English and Spanish in whispers and bellows echo through the towering federal courthouse in Las Cruces where judges churn through dockets of immigration cases day after day.
Increasingly, though, you can also hear Kanjobal, a Mayan dialect most common in Guatemala.
Lawyers and federal officials in courts along the border say they have seen a growing number of defendants in recent years who speak indigenous languages from Guatemala and beyond.
At the federal court in Las Cruces, judges have carved out a separate docket in order to line up interpreters for just these cases.
The increasingly common sound of Mayan dialects such as Kanjobal in borderlands courtrooms comes as growing numbers of Central American refugees flee violence and poverty, and President Donald Trump’s administration more aggressively pursues criminal charges against virtually anyone caught crossing into the country illegally from Mexico, even if that only amounts to a misdemeanor charge for those caught a first time.
The demand for indigenous language interpreters in turn points to a trend in migration along the southern border and to another way that the Trump administration’s zero tolerance policy could strain an already busy federal court system.
“The demand for indigenous language interpreters has increased dramatically just in the last year,” says Barbara Mandel, head of the Office of the Federal Defender in Las Cruces.
While lawyers and court officials say indigenous languages have become more common over the past few years, this demand has also posed a particular challenge for courts and attorneys, which must track down interpreters for languages that may not be widely spoken.
Mandel says speakers of indigenous languages often stay behind bars awaiting hearings longer than the Spanish-speakers because they must wait longer for interpreters.
For example, she says her office represented two defendants Tuesday arrested on misdemeanor charges — one taken into custody on June 8, the other on June 11. Both spoke Kanjobal.
Mandel maintains they would have had hearings the week of the 11th if they had spoken Spanish.
Mitchell Elfers, acting clerk of the U.S. District Court for New Mexico, says finding an interpreter can cause delays when a defendant is speaking a language the court has not encountered. It can take two or three days to identify a defendant’s language and then arrange an interpreter, he says.
But Elfers says the court’s staff have been lining up interpreters for indigenous languages as such cases have become more common in the last few years and that the increase in defendants speaking Mayan dialects is not causing delays in setting hearings on a given day.
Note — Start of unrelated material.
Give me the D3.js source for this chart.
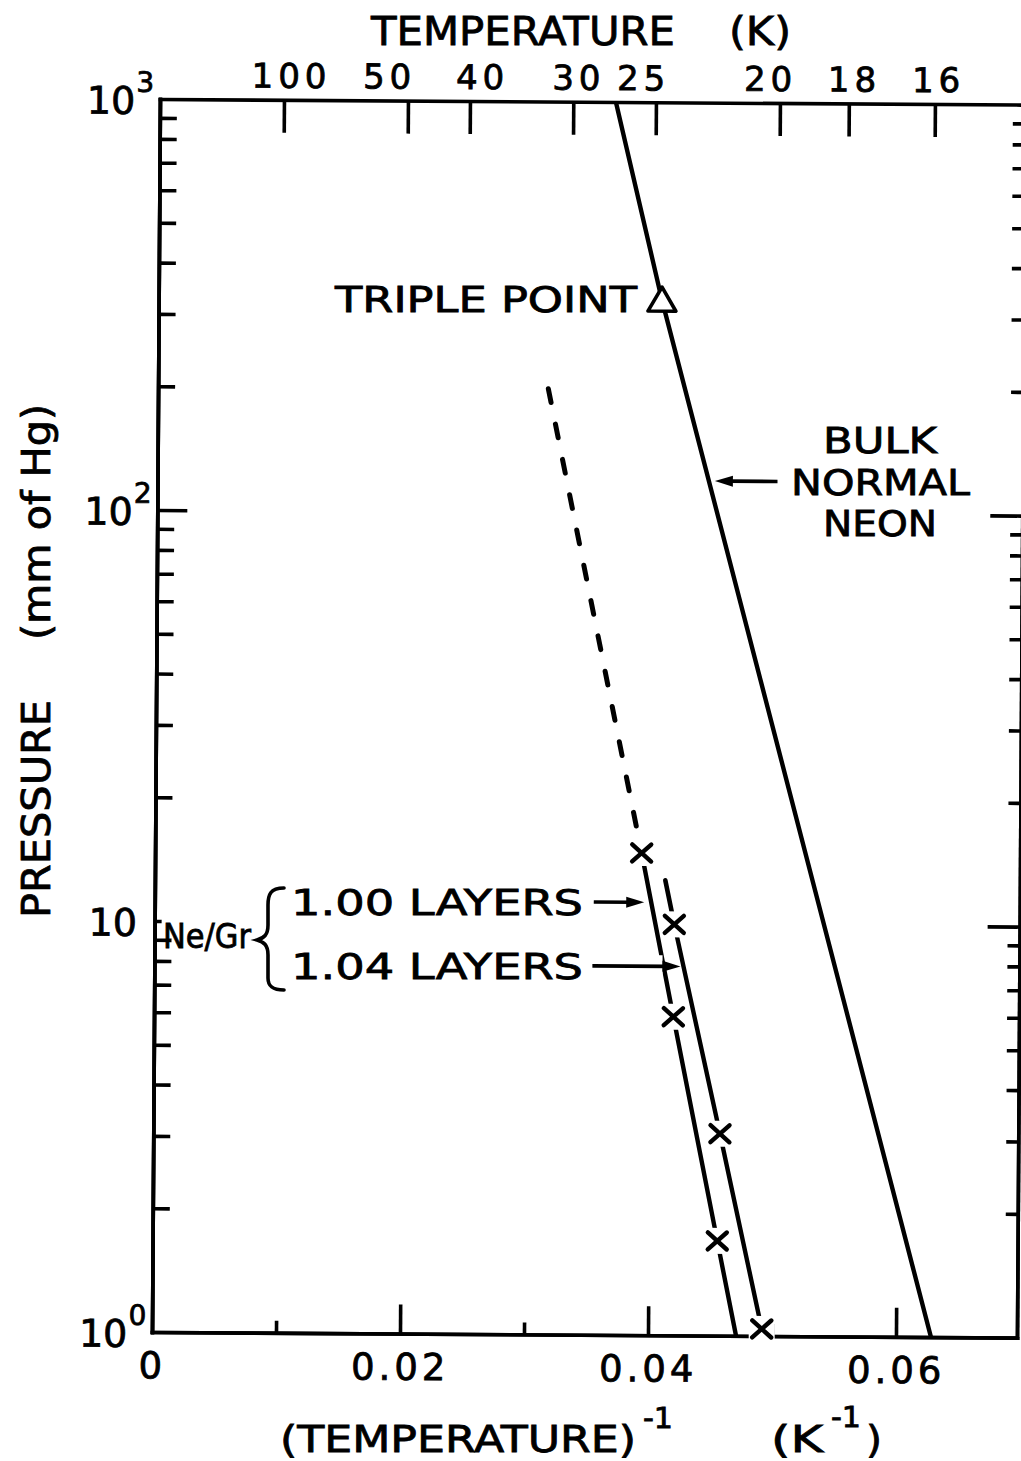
<!DOCTYPE html>
<html>
<head>
<meta charset="utf-8">
<script src="https://cdn.jsdelivr.net/npm/d3@7"></script>
<style>
  body { margin: 0; background: #fff; }
  text { font-family: "DejaVu Sans", sans-serif; fill: #000; stroke: #000; stroke-width: 0.8px; }
</style>
</head>
<body>
<svg id="chart" width="1021" height="1461"></svg>
<script>
// ---- data ---------------------------------------------------------------
// x = reciprocal temperature (1/K), y = pressure (mm of Hg)
const invTempMajorTicks = [0, 0.02, 0.04, 0.06];
const invTempMajorLabels = ["0", "0.02", "0.04", "0.06"];
const invTempMinorTicks = [0.01, 0.03, 0.05];
const tempTicks = [100, 50, 40, 30, 25, 20, 18, 16];          // K, top axis
const pressureDecades = [1, 10, 100, 1000];
const decadeExponents = ["0", "", "2", "3"];

// bulk normal neon vapour-pressure curve [1/T, P]
const bulkNeonInvT = [0.03677, 0.04059, 0.06282];
const bulkNeonP    = [1000,    330,     1];
const triplePoint  = [0.04059, 330];

// Ne on graphite, 1.00 layers: measured points, then line to P = 1
const layer100InvT = [0.03924, 0.04188, 0.04554, 0.04710];
const layer100P    = [14.9,    5.96,    1.70,    1];
const layer100Pts  = 3;                                        // first 3 are measured
// dashed extrapolation above the first 1.00-layer point
const layer100ExtInvT = [0.03147, 0.03924];
const layer100ExtP    = [200,     14.9];

// Ne on graphite, 1.04 layers
const layer104InvT = [0.04191, 0.04570, 0.04917];
const layer104P    = [10.0,    3.10,    1.04];
const layer104ExtInvT = [0.04116, 0.04191];
const layer104ExtP    = [12.8,    10.0];

// ---- layout -------------------------------------------------------------
const svg = d3.select("#chart");
const plotL = 152, plotR = 1017, plotT = 99, plotB = 1332;
const x = d3.scaleLinear().domain([0, 0.06976]).range([plotL, plotR]);
const y = d3.scaleLog().domain([1, 1000]).range([plotB, plotT]);

// the whole sheet sits slightly turned
const g = svg.append("g").attr("transform", `rotate(0.37, ${plotL}, ${plotB})`);

const minorP = [];
pressureDecades.slice(0, 3).forEach(d => { for (let k = 2; k <= 9; k++) minorP.push(d * k); });

const AX = 3.6;
function styleAxis(sel) {
  sel.selectAll("path.domain").attr("stroke", "#000").attr("stroke-width", AX).attr("stroke-linecap", "square");
  sel.selectAll(".tick line").attr("stroke", "#000").attr("stroke-width", AX);
}

// left axis (the tick at 10 is kept short, the Ne/Gr label sits there)
g.append("g").attr("transform", `translate(${plotL},0)`)
  .call(d3.axisLeft(y).tickValues(minorP).tickSize(-17).tickSizeOuter(0).tickFormat(""))
  .call(styleAxis);
g.append("g").attr("transform", `translate(${plotL},0)`)
  .call(d3.axisLeft(y).tickValues([100]).tickSize(-30).tickSizeOuter(0).tickFormat(""))
  .call(styleAxis);
g.append("g").attr("transform", `translate(${plotL},0)`)
  .call(d3.axisLeft(y).tickValues([10]).tickSize(-7).tickSizeOuter(0).tickFormat(""))
  .call(styleAxis);
// right axis
g.append("g").attr("transform", `translate(${plotR},0)`)
  .call(d3.axisRight(y).tickValues(minorP).tickSize(-12).tickSizeOuter(0).tickFormat(""))
  .call(styleAxis);
g.append("g").attr("transform", `translate(${plotR},0)`)
  .call(d3.axisRight(y).tickValues([10, 100]).tickSize(-32).tickSizeOuter(0).tickFormat(""))
  .call(styleAxis);

// bottom axis
const bottomAxis = g.append("g").attr("transform", `translate(0,${plotB})`)
  .call(d3.axisBottom(x).tickValues(invTempMajorTicks).tickSize(-29).tickSizeOuter(0).tickPadding(20)
    .tickFormat((d, i) => invTempMajorLabels[i]))
  .call(styleAxis);
bottomAxis.selectAll(".tick").filter(d => d === 0).select("line").remove();
bottomAxis.selectAll(".tick text").attr("font-size", 37).attr("letter-spacing", 4)
  .attr("font-family", "DejaVu Sans");
g.append("g").attr("transform", `translate(0,${plotB})`)
  .call(d3.axisBottom(x).tickValues(invTempMinorTicks).tickSize(-12).tickSizeOuter(0).tickFormat(""))
  .call(styleAxis);

// top axis: temperature
const tempNudge = {100: 7, 50: -19, 40: 12, 30: 5, 25: -13, 20: -10, 18: 5, 16: 3};
const topAxis = g.append("g").attr("transform", `translate(0,${plotT})`)
  .call(d3.axisTop(x).tickValues(tempTicks.map(t => 1 / t)).tickSize(-33).tickSizeOuter(0).tickPadding(12)
    .tickFormat((d, i) => String(tempTicks[i])))
  .call(styleAxis);
topAxis.selectAll(".tick text").attr("font-size", 34).attr("letter-spacing", 5)
  .attr("font-family", "DejaVu Sans")
  .attr("dx", (d, i) => tempNudge[tempTicks[i]]);

// decade labels on the pressure axis
pressureDecades.forEach((p, i) => {
  const t = g.append("text").attr("x", decadeExponents[i] ? 79 : 86).attr("y", y(p) + 15)
    .attr("font-size", 38);
  t.append("tspan").text("10");
  if (decadeExponents[i]) t.append("tspan").attr("dy", -22).attr("font-size", 28).attr("dx", 1).text(decadeExponents[i]);
});

// ---- curves --------------------------------------------------------------
const line = d3.line().x(d => x(d[0])).y(d => y(d[1]));
const zip = (a, b) => a.map((v, i) => [v, b[i]]);

g.append("path").datum(zip(bulkNeonInvT, bulkNeonP)).attr("d", line)
  .attr("fill", "none").attr("stroke", "#000").attr("stroke-width", 4.4);

g.append("path").datum(zip(layer100ExtInvT, layer100ExtP)).attr("d", line)
  .attr("fill", "none").attr("stroke", "#000").attr("stroke-width", 5)
  .attr("stroke-linecap", "round").attr("stroke-dasharray", "14 22");
g.append("path").datum(zip(layer104ExtInvT, layer104ExtP)).attr("d", line)
  .attr("fill", "none").attr("stroke", "#000").attr("stroke-width", 4.6).attr("stroke-linecap", "round");

g.append("path").datum(zip(layer100InvT, layer100P)).attr("d", line)
  .attr("fill", "none").attr("stroke", "#000").attr("stroke-width", 4.4);
g.append("path").datum(zip(layer104InvT, layer104P)).attr("d", line)
  .attr("fill", "none").attr("stroke", "#000").attr("stroke-width", 4.4);

// measured points: open crosses with a clear margin round them
const pts = zip(layer100InvT, layer100P).slice(0, layer100Pts).concat(zip(layer104InvT, layer104P));
const marks = g.append("g").selectAll("g").data(pts).join("g")
  .attr("transform", d => `translate(${x(d[0])},${y(d[1])})`);
marks.append("rect").attr("x", -13).attr("y", -13).attr("width", 26).attr("height", 26).attr("fill", "#fff");
marks.append("path").attr("d", "M-9.5,-8.5L9.5,8.5M-9.5,8.5L9.5,-8.5")
  .attr("stroke", "#000").attr("stroke-width", 4.4).attr("stroke-linecap", "round");

// triple point triangle
g.append("path")
  .attr("transform", `translate(${x(triplePoint[0])},${y(triplePoint[1])})`)
  .attr("d", "M0,-13L14,11L-14,11Z")
  .attr("fill", "#fff").attr("stroke", "#000").attr("stroke-width", 3.6).attr("stroke-linejoin", "round");

// ---- pointer arrows --------------------------------------------------------
function xAt(invT, P, p) {            // 1/T on a polyline at pressure p (log interpolation)
  for (let i = 0; i < P.length - 1; i++) {
    const a = Math.log(P[i]), b = Math.log(P[i + 1]), l = Math.log(p);
    if ((l - a) * (l - b) <= 0) return invT[i] + (invT[i + 1] - invT[i]) * (l - a) / (b - a);
  }
  return invT[0];
}
function arrow(x0, x1, yy, halo) {
  const dir = Math.sign(x1 - x0);
  if (halo) g.append("line").attr("x1", x0 + 30).attr("x2", x1 - dir * 18).attr("y1", yy).attr("y2", yy)
    .attr("stroke", "#fff").attr("stroke-width", 22);
  g.append("line").attr("x1", x0).attr("x2", x1 - dir * 14).attr("y1", yy).attr("y2", yy)
    .attr("stroke", "#000").attr("stroke-width", 3.6);
  g.append("path").attr("d", `M${x1},${yy}L${x1 - dir * 18},${yy - 5.5}L${x1 - dir * 18},${yy + 5.5}Z`).attr("fill", "#000");
}
const pArrow100 = 11.3, pArrow104 = 7.9, pArrowBulk = 120;
arrow(591, x(xAt(layer100InvT, layer100P, pArrow100)) - 7, y(pArrow100), false);
arrow(590, x(xAt(layer104InvT, layer104P, pArrow104)) - 3, y(pArrow104), true);
arrow(772, x(xAt(bulkNeonInvT, bulkNeonP, pArrowBulk)) + 6, y(pArrowBulk), false);

// ---- annotation text -------------------------------------------------------
function label(txt, xx, yy, size, len, anchor) {
  return svg.append("text").attr("x", xx).attr("y", yy).attr("font-size", size)
    .attr("text-anchor", anchor || "start")
    .attr("textLength", len).attr("lengthAdjust", "spacingAndGlyphs").text(txt);
}
label("TRIPLE POINT", 335, 312, 36, 302);
label("BULK", 823, 453, 36, 114);
label("NORMAL", 791, 495, 36, 179);
label("NEON", 823, 536, 36, 114);
label("1.00 LAYERS", 291, 915, 36, 292);
label("1.04 LAYERS", 291, 979, 36, 292);
label("Ne/Gr", 163, 948, 33, 88);
// brace grouping the two layer labels
svg.append("path")
  .attr("d", "M284,888 C270,888 268,895 268,905 L268,925 C268,935 264,938 257,940 C264,942 268,945 268,955 L268,978 C268,986 272,990 284,990")
  .attr("fill", "none").attr("stroke", "#000").attr("stroke-width", 3.6).attr("stroke-linecap", "round");

// axis titles
label("TEMPERATURE", 371, 45, 39, 304);
label("(K)", 729, 45, 39, 62);
label("(TEMPERATURE)", 280, 1452, 38, 356);
label("-1", 643, 1428, 28, 30);
label("(K", 771, 1452, 38, 52);
label("-1", 831, 1427, 28, 30);
label(")", 866, 1452, 38, 16);
svg.append("text").attr("transform", "translate(50,918) rotate(-90)").attr("font-size", 39)
  .attr("textLength", 218).attr("lengthAdjust", "spacingAndGlyphs").text("PRESSURE");
svg.append("text").attr("transform", "translate(50,640) rotate(-90)").attr("font-size", 39)
  .attr("textLength", 236).attr("lengthAdjust", "spacingAndGlyphs").text("(mm of Hg)");
</script>
</body>
</html>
While the vast majority of defendants requiring interpreters to speak Spanish, he says, the court has carved out its own docket in Las Cruces for those requiring interpretation in languages other than Spanish.
That amounts to only a few cases a day, Elfers says.
But facilitating a hearing in a language other than Spanish can take longer, with interpreters on the telephone often based in other countries translating from an indigenous language to Spanish, which staff then translate into English.
“You’ll take two to three to four times as long to handle a matter,” he says.
Still, his staff have had to cultivate relationships with interpreters they may not have needed so often just a few years ago.
Five years ago, the languages spoken most often in immigration proceedings were what you might expect — the most common languages in the world. At the top of the list were Spanish, English, Mandarin and Russian.
But according to the latest data from the U.S. Department of Justice, the Mayan dialects Mam and K’iche’ now rank among the top 10, too.
More than a half-million people in Guatemala speak Mam, for example. And as many as 300,000 people in that country may only speak K’iche’.
Data has shown the number of people from Mexico entering the United States illegally has fallen but that the number of people from Guatemala apprehended at the border has increased substantially in just the last few years.
In turn, Carmelina Cadena has been particularly busy lately.
“I’ve seen a big increase in demand,” said Cadena, who runs Maya Interpreters, an agency that provides interpretation services in 14 different Mayan languages.
Cadena moved to the United States from Guatemala when she was 7 and was the de facto interpreter for her family, migrant farm workers. She later found plenty of demand for those who could speak Mayan languages.
In court, an interpreter can be a lifeline for those caught up in legal proceedings in what is to them a foreign country.
And Cadena adds, the consequences of prosecuting a person in a language they understand barely or not at all can be dire.
“People will say yes to anything,” she says, “including some things that are pretty grave.”